The Respondent denied the allegations in the Amended paint but failed to testify in court. This was the chance he had to show the court that he was not the owner of the vehicle. The magistrate was wrong to entertain the Respondent at the wrong stage and through the wrong procedure to challenge the judgment of the court. The vehicle had already been sold by public auction in execution of the decree. The Respondent’s application seeking for release of the vehicle had been overtaken by events and should not have been allowed. It is wrong for courts to grant orders which cannot be enforced. Such a practice erodes the authority of the court.

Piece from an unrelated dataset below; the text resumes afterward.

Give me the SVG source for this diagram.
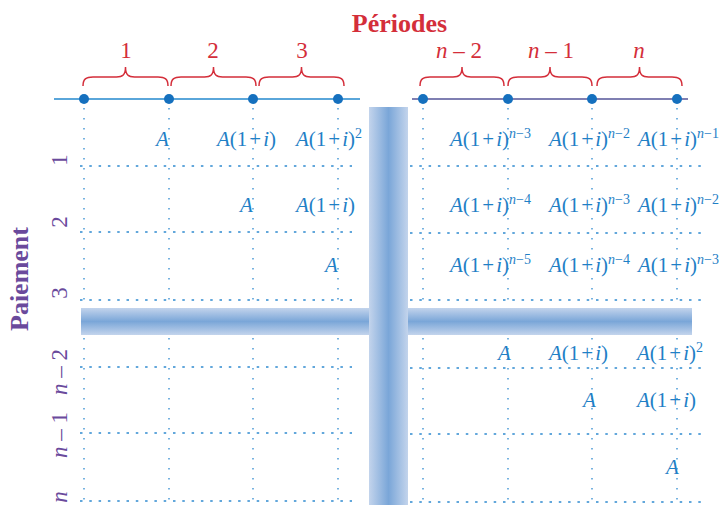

The Appellant was condemned to meet the auctioneers charges without any reason being given. This decision was not supported by any facts or guided by any law. The Appellant had obtained judgment in the case and was entitled to enjoy the fruits of his judgement. He had a right to look for property belonging to the Respondent for attachment in satisfaction of the decree. It was a misdirection to condemn him to pay the costs of the auctioneers.

It is my finding that the ruling of the magistrate in the application dated 6th June 2002 was a misdirection in law and fact.

It was not the interests of justice to grant prayers which were not sought in the application which had been overtaken by events. I find the appeal successful and allow it in the following terms:

(a) the Ruling of the Hon. S.O. Omwega delivered

on 11th July 2002 is hereby set aside;

(b)   the Respondent to pay the Auctioneers charges

in respect of sale of motor vehicle Registration

number KAJ 179A;

(c)  The Respondent to meet costs of this appeal and

For the suit in the lower court.

F.N. MUCHEMI

J U D G E

Judgement dated and delivered on the 5th day of December 2011 in the presence of  Mr. Manwari for Omondi for appellant.